Three-dimensional plots of $S$ and $K$ are displayed in Figure 2 for wide ranges of values of the parameters.

Figure 2 Three-dimensional plots of $S$ and $K$ for some ranges of parameter values.

From Figure 2, a great numerical versatility is observed for the considered skewness and kurtosis measures, depending on the values of $μ$ and $σ$ . This is another modeling benefit to the credit of the $U F N$ distribution.

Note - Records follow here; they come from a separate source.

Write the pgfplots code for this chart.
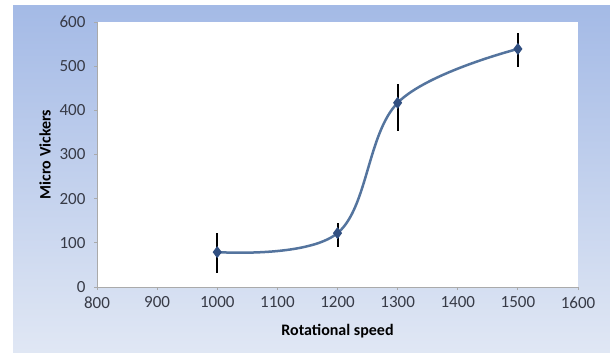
\documentclass[border=0pt]{standalone}
\usepackage{pgfplots}
\pgfplotsset{compat=1.18}
\usepackage{fontspec}
\setmainfont{Carlito}
\definecolor{bgtop}{RGB}{164,186,230}
\definecolor{bgbot}{RGB}{224,231,244}
\definecolor{linec}{RGB}{84,116,158}
\definecolor{markc}{RGB}{50,80,130}
\definecolor{tickc}{RGB}{55,58,70}
\definecolor{axc}{RGB}{170,170,170}
\begin{document}
\begin{tikzpicture}
\useasboundingbox (0pt,0pt) rectangle (610pt,356pt);
\fill[white] (0pt,0pt) rectangle (610pt,356pt);
\shade[top color=bgtop, bottom color=bgbot] (13pt,4pt) rectangle (610pt,350pt);
\begin{axis}[
  at={(97pt,69pt)}, anchor=south west,
  scale only axis, width=481pt, height=265pt,
  xmin=800, xmax=1600, ymin=0, ymax=600,
  xtick={800,900,...,1600}, ytick={0,100,...,600},
  axis background/.style={fill=white},
  axis x line*=bottom, axis y line*=left,
  axis line style={axc, line width=1pt, -},
  tick align=outside, major tick length=3pt,
  tick style={axc, line width=0.8pt},
  font=\fontsize{17}{20}\selectfont,
  ticklabel style={text=tickc, font=\fontsize{17}{20}\selectfont},
  /pgf/number format/assume math mode=true,
  /pgf/number format/1000 sep={},
  xticklabel style={yshift=-3pt},
  yticklabel style={xshift=-5pt},
  xlabel={\textbf{Rotational speed}},
  ylabel={\textbf{Micro Vickers}},
  xlabel style={at={(axis description cs:0.5,-0.166)}, anchor=center, font=\fontsize{16}{19}\selectfont},
  ylabel style={at={(axis description cs:-0.108,0.5)}, anchor=center, font=\fontsize{16}{19}\selectfont},
  clip=false,
]
\addplot[linec, line width=2.5pt, smooth, tension=0.6,
  mark=diamond*, mark size=4pt, mark options={fill=markc, draw=markc},
  error bars/.cd, y dir=both, y explicit,
  error mark=none, error bar style={black, line width=2pt}]
  table[x=x, y=y, y error plus=ep, y error minus=em] {
x y ep em
1000 79 43 47
1200 122 23 31
1300 417 43 64
1500 539 36 41
};
\end{axis}
\end{tikzpicture}
\end{document}
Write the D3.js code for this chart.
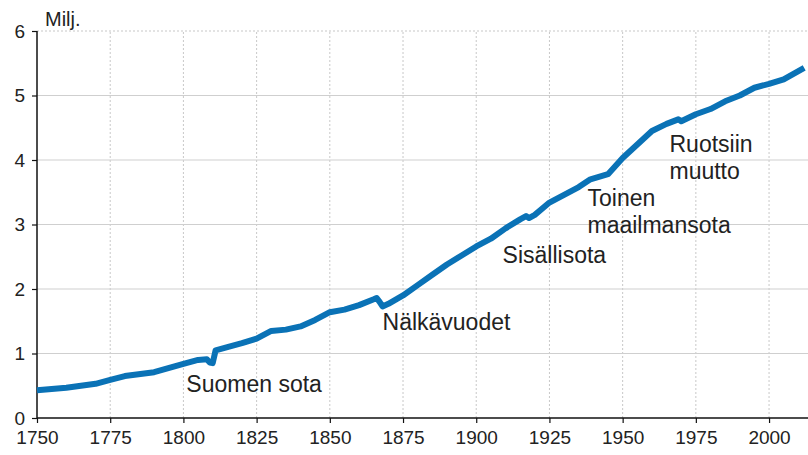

The incomplete moments of the $U F N$ distribution can be expressed in a similar manner. The corresponding result is formulated in the new proposition.

Proposition 3.

Firstly, let $U$ be a RV following the $N (0, 1)$ distribution. Then, we define the double truncated moment generating function of $U$ as $M_{a, b} (t) = E [e^{t U} I (a < U < b)]$ , $t, a \in R$ and $b \in (a, + \infty)$ . Now, let $m$ be a positive integer and $X \sim U F N (μ, σ)$ . Then, the $m$ -th incomplete moment of $X$ depending on $u \in (0, 1)$ can be expressed as

$θ_{m} (u)$	$= E [X^{m} I (X \leq u)]$
	$= \sum_{k = 0}^{m} \sum_{ℓ = 0}^{+ \infty} (\binom{m}{k}) (\binom{- k}{ℓ}) {(- 1)}^{k} 2^{k}$
	$\times [e^{- 2 (k + ℓ) μ} M_{- \frac{μ}{σ}, \frac{arctanh (u) - μ}{σ}} (- 2 (k + ℓ) σ)$
	$+ e^{2 ℓ μ} M_{\frac{μ}{σ}, \frac{arctanh (u) + μ}{σ}} (- 2 ℓ σ)] .$

The proof of Proposition 3 is similar to the proof of Proposition 2, we thus omit it. When $u$ tends to $1$ , Proposition 3 becomes Proposition 2.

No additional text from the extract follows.